**DATA BLOCK**
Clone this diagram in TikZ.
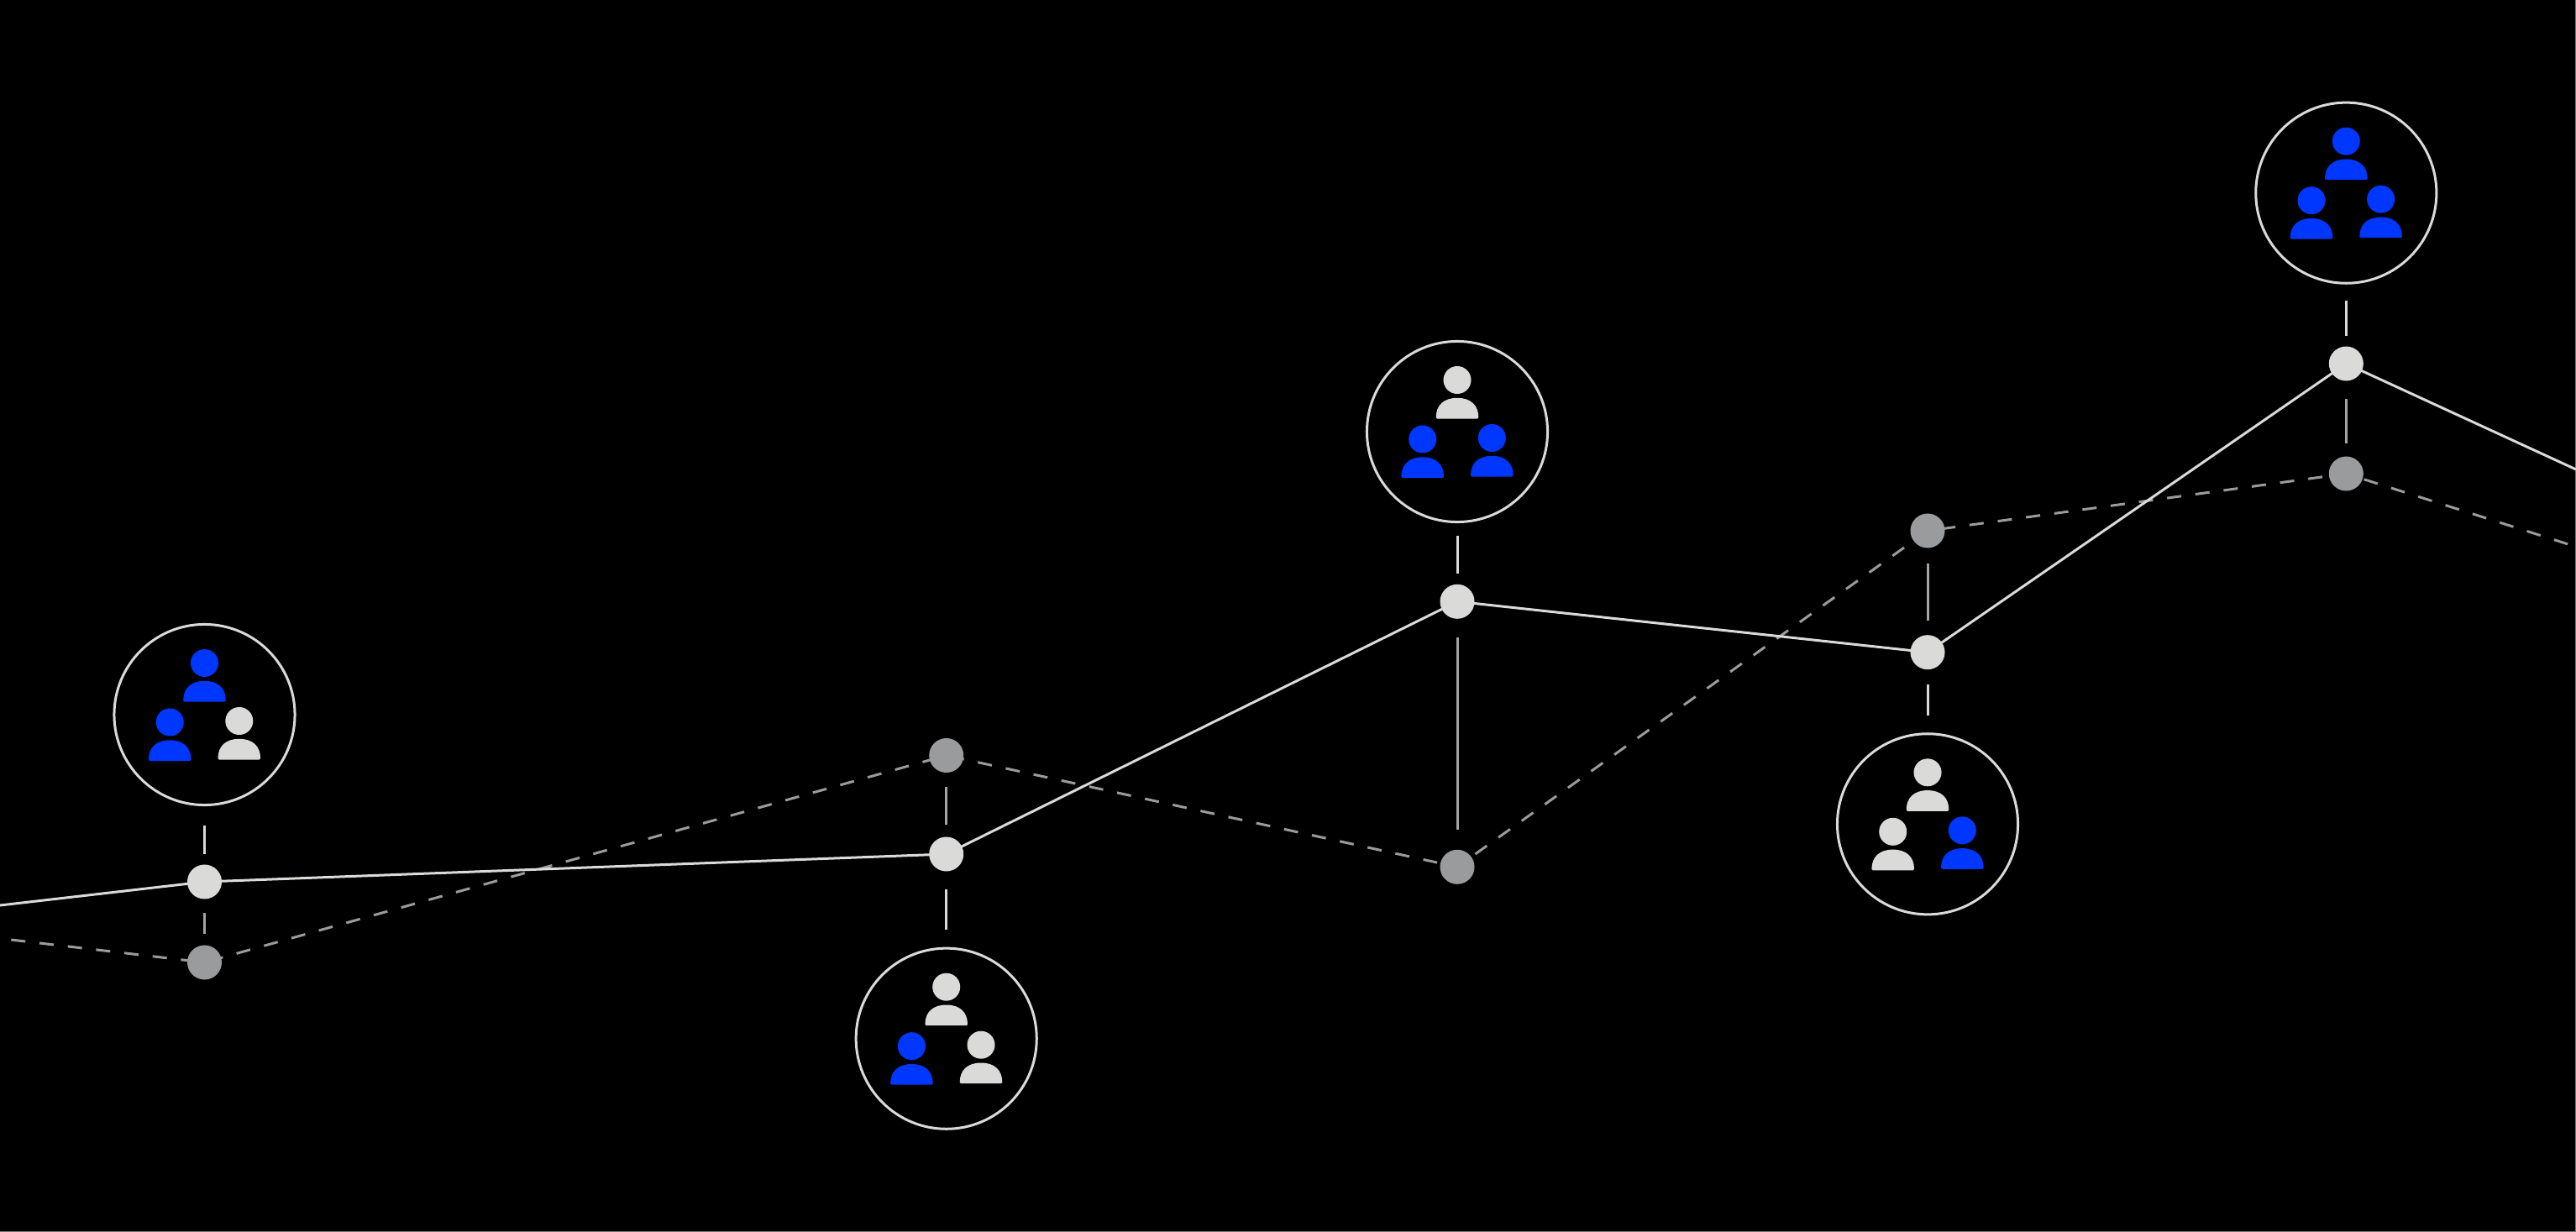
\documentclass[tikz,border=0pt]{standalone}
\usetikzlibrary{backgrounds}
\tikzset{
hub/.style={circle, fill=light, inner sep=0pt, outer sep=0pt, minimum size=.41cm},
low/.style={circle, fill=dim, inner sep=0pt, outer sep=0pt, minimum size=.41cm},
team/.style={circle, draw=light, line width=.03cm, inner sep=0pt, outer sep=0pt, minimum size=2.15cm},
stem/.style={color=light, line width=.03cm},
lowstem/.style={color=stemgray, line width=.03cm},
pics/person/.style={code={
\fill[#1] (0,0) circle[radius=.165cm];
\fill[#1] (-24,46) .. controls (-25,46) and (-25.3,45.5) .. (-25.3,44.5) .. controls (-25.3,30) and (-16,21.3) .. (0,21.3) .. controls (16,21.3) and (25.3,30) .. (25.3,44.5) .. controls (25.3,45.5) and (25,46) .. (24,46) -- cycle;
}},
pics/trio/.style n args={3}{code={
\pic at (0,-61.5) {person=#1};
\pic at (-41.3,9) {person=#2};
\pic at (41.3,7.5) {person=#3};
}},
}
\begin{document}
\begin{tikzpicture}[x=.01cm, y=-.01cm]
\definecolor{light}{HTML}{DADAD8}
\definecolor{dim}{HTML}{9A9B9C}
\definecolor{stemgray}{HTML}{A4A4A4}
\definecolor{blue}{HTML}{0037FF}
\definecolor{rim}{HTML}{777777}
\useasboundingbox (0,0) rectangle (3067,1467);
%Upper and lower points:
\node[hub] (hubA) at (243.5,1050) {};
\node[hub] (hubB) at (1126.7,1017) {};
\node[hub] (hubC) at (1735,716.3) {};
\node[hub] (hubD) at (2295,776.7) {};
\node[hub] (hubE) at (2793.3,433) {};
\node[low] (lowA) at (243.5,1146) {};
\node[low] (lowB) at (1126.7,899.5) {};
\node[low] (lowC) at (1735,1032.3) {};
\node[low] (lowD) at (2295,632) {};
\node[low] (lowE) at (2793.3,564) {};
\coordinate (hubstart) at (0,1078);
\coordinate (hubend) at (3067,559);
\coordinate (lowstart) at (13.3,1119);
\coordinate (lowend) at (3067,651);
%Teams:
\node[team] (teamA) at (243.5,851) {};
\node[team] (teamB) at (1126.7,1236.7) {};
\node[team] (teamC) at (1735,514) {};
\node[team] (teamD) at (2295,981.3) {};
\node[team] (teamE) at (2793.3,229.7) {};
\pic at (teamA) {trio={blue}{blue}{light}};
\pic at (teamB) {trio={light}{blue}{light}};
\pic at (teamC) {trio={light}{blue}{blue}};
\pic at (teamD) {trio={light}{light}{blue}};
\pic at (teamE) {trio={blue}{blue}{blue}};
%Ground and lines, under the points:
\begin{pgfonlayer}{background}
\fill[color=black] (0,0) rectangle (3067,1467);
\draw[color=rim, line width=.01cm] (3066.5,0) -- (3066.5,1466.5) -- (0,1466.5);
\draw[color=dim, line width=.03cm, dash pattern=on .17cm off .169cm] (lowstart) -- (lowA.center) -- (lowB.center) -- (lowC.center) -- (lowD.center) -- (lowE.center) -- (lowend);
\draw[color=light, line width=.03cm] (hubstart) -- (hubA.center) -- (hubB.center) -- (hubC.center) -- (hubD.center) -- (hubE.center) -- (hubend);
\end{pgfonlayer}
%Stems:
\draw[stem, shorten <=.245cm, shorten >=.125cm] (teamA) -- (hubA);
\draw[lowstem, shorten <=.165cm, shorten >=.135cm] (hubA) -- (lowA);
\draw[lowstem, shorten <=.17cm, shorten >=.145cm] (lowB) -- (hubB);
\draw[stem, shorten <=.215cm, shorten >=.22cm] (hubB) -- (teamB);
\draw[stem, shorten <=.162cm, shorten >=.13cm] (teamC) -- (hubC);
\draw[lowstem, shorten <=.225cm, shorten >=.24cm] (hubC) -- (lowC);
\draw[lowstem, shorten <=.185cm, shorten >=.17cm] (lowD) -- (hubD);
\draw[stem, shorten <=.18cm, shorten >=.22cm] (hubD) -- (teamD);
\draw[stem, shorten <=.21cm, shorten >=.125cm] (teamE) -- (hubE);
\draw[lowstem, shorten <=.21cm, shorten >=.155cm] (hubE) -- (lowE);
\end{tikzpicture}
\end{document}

**STATED PROBLEM**
Reproduce the listing above exactly, excluding all pictures.

**EXERCISE SOLUTION**
Clone this diagram in TikZ.
\documentclass[tikz,border=0pt]{standalone}
\usetikzlibrary{backgrounds}
\tikzset{
hub/.style={circle, fill=light, inner sep=0pt, outer sep=0pt, minimum size=.41cm},
low/.style={circle, fill=dim, inner sep=0pt, outer sep=0pt, minimum size=.41cm},
team/.style={circle, draw=light, line width=.03cm, inner sep=0pt, outer sep=0pt, minimum size=2.15cm},
stem/.style={color=light, line width=.03cm},
lowstem/.style={color=stemgray, line width=.03cm},
pics/person/.style={code={
\fill[#1] (0,0) circle[radius=.165cm];
\fill[#1] (-24,46) .. controls (-25,46) and (-25.3,45.5) .. (-25.3,44.5) .. controls (-25.3,30) and (-16,21.3) .. (0,21.3) .. controls (16,21.3) and (25.3,30) .. (25.3,44.5) .. controls (25.3,45.5) and (25,46) .. (24,46) -- cycle;
}},
pics/trio/.style n args={3}{code={
\pic at (0,-61.5) {person=#1};
\pic at (-41.3,9) {person=#2};
\pic at (41.3,7.5) {person=#3};
}},
}
\begin{document}
\begin{tikzpicture}[x=.01cm, y=-.01cm]
\definecolor{light}{HTML}{DADAD8}
\definecolor{dim}{HTML}{9A9B9C}
\definecolor{stemgray}{HTML}{A4A4A4}
\definecolor{blue}{HTML}{0037FF}
\definecolor{rim}{HTML}{777777}
\useasboundingbox (0,0) rectangle (3067,1467);
%Upper and lower points:
\node[hub] (hubA) at (243.5,1050) {};
\node[hub] (hubB) at (1126.7,1017) {};
\node[hub] (hubC) at (1735,716.3) {};
\node[hub] (hubD) at (2295,776.7) {};
\node[hub] (hubE) at (2793.3,433) {};
\node[low] (lowA) at (243.5,1146) {};
\node[low] (lowB) at (1126.7,899.5) {};
\node[low] (lowC) at (1735,1032.3) {};
\node[low] (lowD) at (2295,632) {};
\node[low] (lowE) at (2793.3,564) {};
\coordinate (hubstart) at (0,1078);
\coordinate (hubend) at (3067,559);
\coordinate (lowstart) at (13.3,1119);
\coordinate (lowend) at (3067,651);
%Teams:
\node[team] (teamA) at (243.5,851) {};
\node[team] (teamB) at (1126.7,1236.7) {};
\node[team] (teamC) at (1735,514) {};
\node[team] (teamD) at (2295,981.3) {};
\node[team] (teamE) at (2793.3,229.7) {};
\pic at (teamA) {trio={blue}{blue}{light}};
\pic at (teamB) {trio={light}{blue}{light}};
\pic at (teamC) {trio={light}{blue}{blue}};
\pic at (teamD) {trio={light}{light}{blue}};
\pic at (teamE) {trio={blue}{blue}{blue}};
%Ground and lines, under the points:
\begin{pgfonlayer}{background}
\fill[color=black] (0,0) rectangle (3067,1467);
\draw[color=rim, line width=.01cm] (3066.5,0) -- (3066.5,1466.5) -- (0,1466.5);
\draw[color=dim, line width=.03cm, dash pattern=on .17cm off .169cm] (lowstart) -- (lowA.center) -- (lowB.center) -- (lowC.center) -- (lowD.center) -- (lowE.center) -- (lowend);
\draw[color=light, line width=.03cm] (hubstart) -- (hubA.center) -- (hubB.center) -- (hubC.center) -- (hubD.center) -- (hubE.center) -- (hubend);
\end{pgfonlayer}
%Stems:
\draw[stem, shorten <=.245cm, shorten >=.125cm] (teamA) -- (hubA);
\draw[lowstem, shorten <=.165cm, shorten >=.135cm] (hubA) -- (lowA);
\draw[lowstem, shorten <=.17cm, shorten >=.145cm] (lowB) -- (hubB);
\draw[stem, shorten <=.215cm, shorten >=.22cm] (hubB) -- (teamB);
\draw[stem, shorten <=.162cm, shorten >=.13cm] (teamC) -- (hubC);
\draw[lowstem, shorten <=.225cm, shorten >=.24cm] (hubC) -- (lowC);
\draw[lowstem, shorten <=.185cm, shorten >=.17cm] (lowD) -- (hubD);
\draw[stem, shorten <=.18cm, shorten >=.22cm] (hubD) -- (teamD);
\draw[stem, shorten <=.21cm, shorten >=.125cm] (teamE) -- (hubE);
\draw[lowstem, shorten <=.21cm, shorten >=.155cm] (hubE) -- (lowE);
\end{tikzpicture}
\end{document}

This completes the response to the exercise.